REGIME CHANGE, Y’ALL …
Score one for Nikki Haley … even if the end result of her “victory” could wind up being calamitous for American soldiers and taxpayers.
And even if the vast majority of the American people don’t support her …
Nonetheless, the debate within the administration of Donald Trump over whether to support regime change in Syria appears to be going Haley’s way.
In other words Trump doesn’t appear likely to “put a leash on that puppy,” as we suggested the former non-interventionist president do over the weekend.
Instead U.S. Secretary of State Rex Tillerson – Trump’s top foreign policy appointee – is ramping up the rhetoric against Syrian president Bashar al-Assad and his Russian allies.
“It is clear to all of us that the reign of the Assad family is coming to an end,” Tillerson said.
Hold up … is this a “ripe for regime change” moment?
Tillerson was careful to say “we are not presupposing how that occurs,” but his comments clearly indicate Trump’s administration is becoming more preoccupied with ousting Assad than it is with fighting ISIS.

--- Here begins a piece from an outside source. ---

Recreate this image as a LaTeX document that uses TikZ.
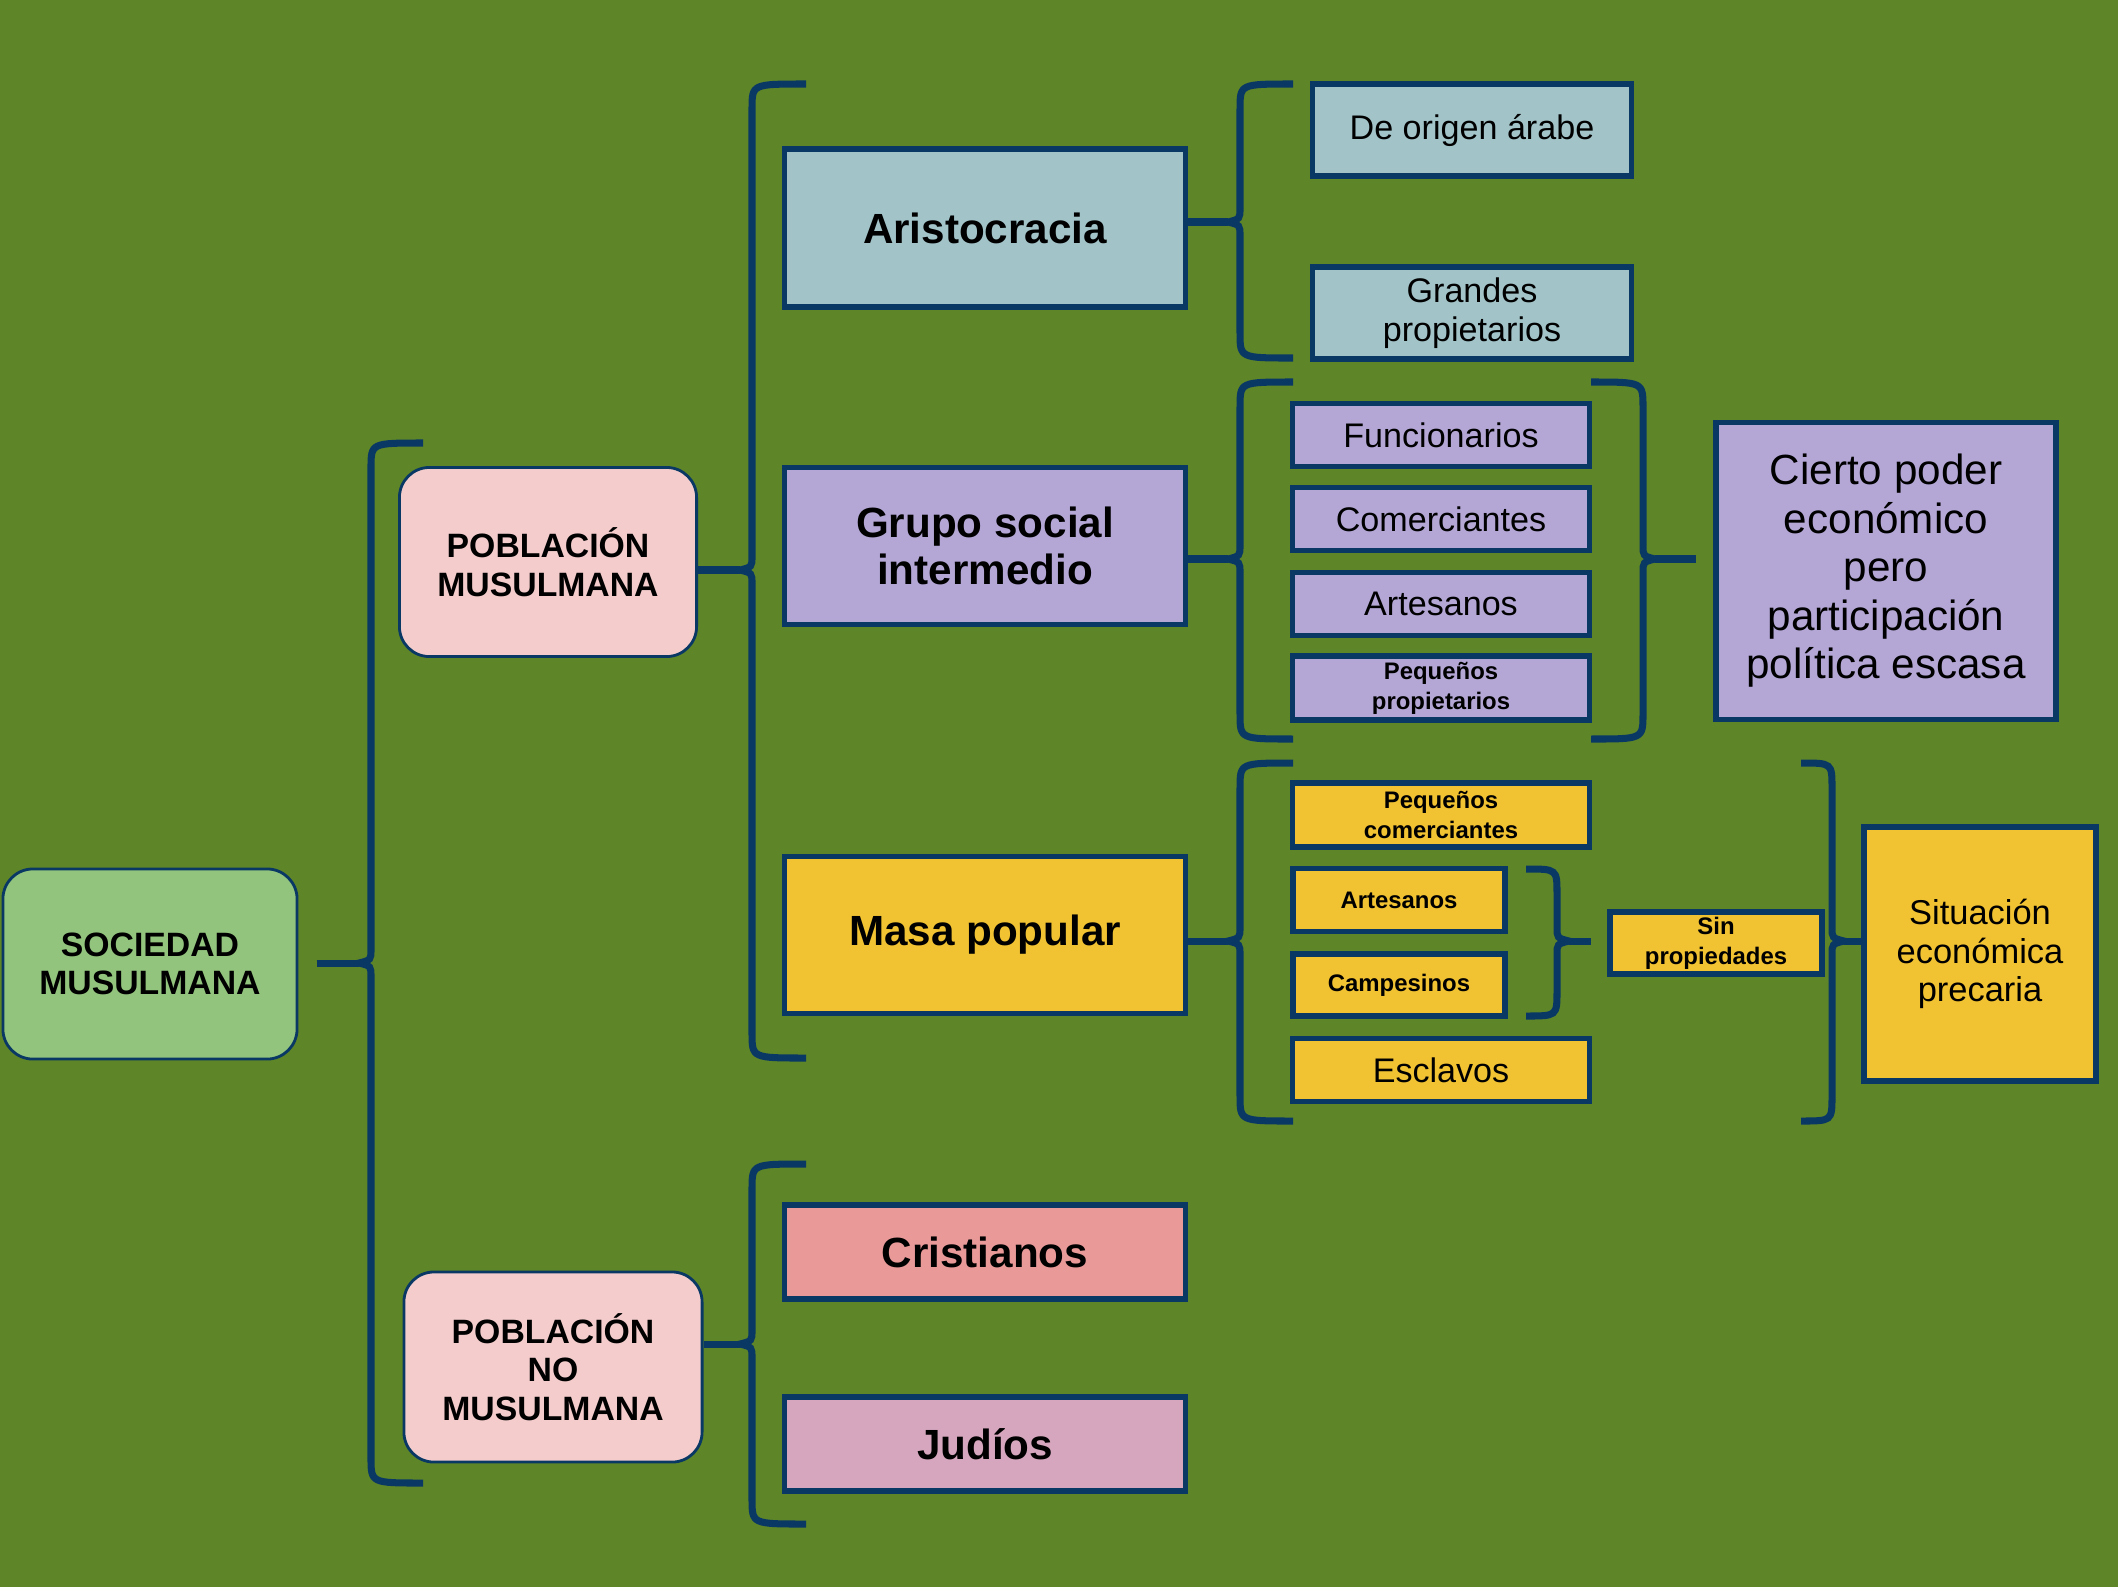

“We want to relieve the suffering of the Syrian people,” Tillerson added. “Russia can be a part of that future and play an important role. Or Russia can maintain its alliance with this group, which we believe is not going to serve Russia’s interests longer-term.”
Great … what could possibly go wrong here, right?
We’ve said it before, we’ll say it again: America has no business intervening in Syria. There is simply not a core national interest served by our engagement there, and attacking Assad’s regime not only needlessly escalates tensions with Russia and Iran – it undermines our nation’s ability to wage our so-called “War on Terror” against the Islamic State in Iraq and Syria (ISIS).
And speaking of terrorists, the last time we checked, our nation had absolutely no room to talk when it came to aligning with unsavory elements in this part of the world.
According to a recent CBS News poll, only eighteen percent of Americans want to see an escalation of the Syrian conflict (i.e. ground troops). Meanwhile thirty percent favor further airstrikes, if necessary. Twenty-six percent said diplomacy should take the place of any further military action while fifteen percent say they want no American involvement in the area at all.
U.S. Senator Lindsey Graham wants Trump to add between 5,000 and 6,000 ground troops to the estimated 1,000 special forces troops currently stationed in Syria.